Warm flat roofs (insulation above the deck, single-ply or EPDM membrane) are now standard on extensions to meet Part L1B without sacrificing internal headroom. A typical build-up is: ply deck → vapour control layer → 120-150mm PIR insulation → EPDM or single-ply membrane → trims and gutter. Cost £180-£300/m² fully fitted. They're quick (a roofer can deck and membrane 25m² in 3-4 days) and reliable but the finished appearance is plain, and the warm flat detail at the parapet/upstand is where leaks start if poorly done.

Pitched roofs cost more (£260-£420/m²) but look better, give you a vaulted ceiling option, and tie in cleanly to the existing house roof. The structure is usually a truss or cut-and-pitch. Tile cost varies enormously by style — concrete interlocking plain at £25-£35/m², clay plain tile at £55-£85/m², slate from £45/m² up.

Glazing — Where the Customer Spends

Glazing is the single fastest way to inflate the £/m² rate. A pair of UPVC French doors costs £1,000-£1,800. A 3-pane aluminium bifold of equivalent width is £4,500-£8,500. A 4-pane sliding patio in aluminium can hit £6,000-£10,000. A roof lantern adds £1,800-£3,500. Customers want all of these; pricing them as visible line items rather than absorbing them into the £/m² rate keeps you protected and helps the customer make trade-offs.

Glazing must meet Part L1B (u-value 1.4 W/m²K for windows, 1.4 for doors as of 2021), Part K (safety glazing in critical locations, BS 6206 Class C), and Part N. All glazing in extensions over a certain area must be FENSA or CERTASS notified, or notified via building control.

Finishes — The Final 30% of the Cost

After shell and rough-in is done, you'll have spent maybe 60-65% of the budget.
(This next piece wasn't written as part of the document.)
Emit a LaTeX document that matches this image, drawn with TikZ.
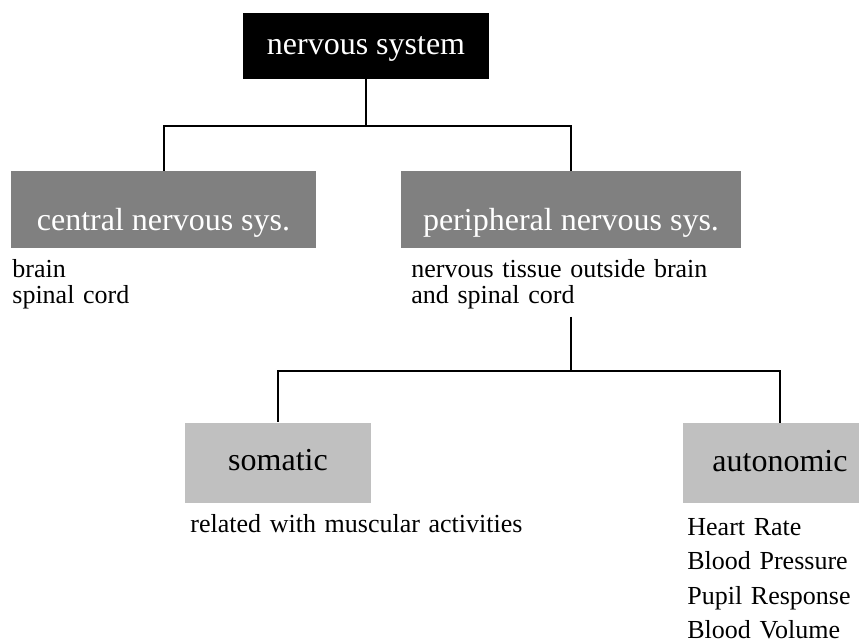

The final 35-40% goes on: plasterboard and plaster, floor finishes, decoration, kitchen fit (if included), and second fix carpentry (skirting, architraves, internal doors). This is where customer choices have the biggest leverage and where a clear, item-by-item quote keeps you out of trouble.

A 25m² extension with a builder's finish (plastered, electrics installed, ready for the customer's choice of kitchen and flooring) typically costs £45,000-£55,000 in the Midlands. The same extension with a £15,000 kitchen, porcelain floor, bifold doors and lantern rooflight is £75,000-£85,000. Be clear in the quote which spec you're pricing.

Frequently Asked Questions

Should I quote a fixed price or a schedule of rates?

For an extension under £80,000 with a clear spec, quote a fixed price with a clear written schedule of works and a separately listed PC (prime cost) sum for kitchen, sanitaryware and floor finishes. The PC sum protects you against customer indecision — they choose, you fit, the cost varies, and the variation is built into the contract. For jobs above £80,000 or with complex existing-fabric unknowns, consider a Schedule of Rates with a target price.

What if the foundations are deeper than expected?

Build a contingency line into the quote (£1,500-£3,000) and define it clearly as "foundations contingency — applied if dig exceeds 1.2m or encounters trees/clay/made ground requiring deeper construction". This is fair to the customer and protects you. NHBC's Chapter 4 tables are the reference for trees-on-clay foundations depths; a copy in the file gives you something to point at.

Is 15% margin enough?

It's the floor, not the target. 15% gross covers your overheads and leaves a thin net margin. 20-25% gross is healthy for a small builder. Above 25% you're at risk of being undercut by a competitor; below 15% you're working for nothing if anything goes wrong. Margin should also reflect risk — a known customer on a clear-spec job can be 15-18%; a stranger with vague specs and a difficult site should be 25-30%.

Do I need to charge VAT on the extension?

Yes — extensions to existing dwellings are standard-rated at 20% under VAT Notice 708. The reduced 5% rate applies only to conversions of properties unoccupied for 2+ years, conversions changing the number of dwellings, and certain renovations. New build dwellings are zero-rated. Extensions don't qualify for any reduction.

When does the Party Wall Act apply?

The Party Wall etc. Act 1996 applies if the extension involves: working on the line of junction with a neighbour, excavating within 3m of a neighbour's structure and below the depth of their foundations, or building on/cutting into a shared wall. Notice must be served 2 months in advance for line-of-junction work, 1 month for adjacent excavation. Notices are typically £100-£250 to serve via a surveyor; an "award" if the neighbour dissents is £750-£2,500. Always check the boundary before quoting.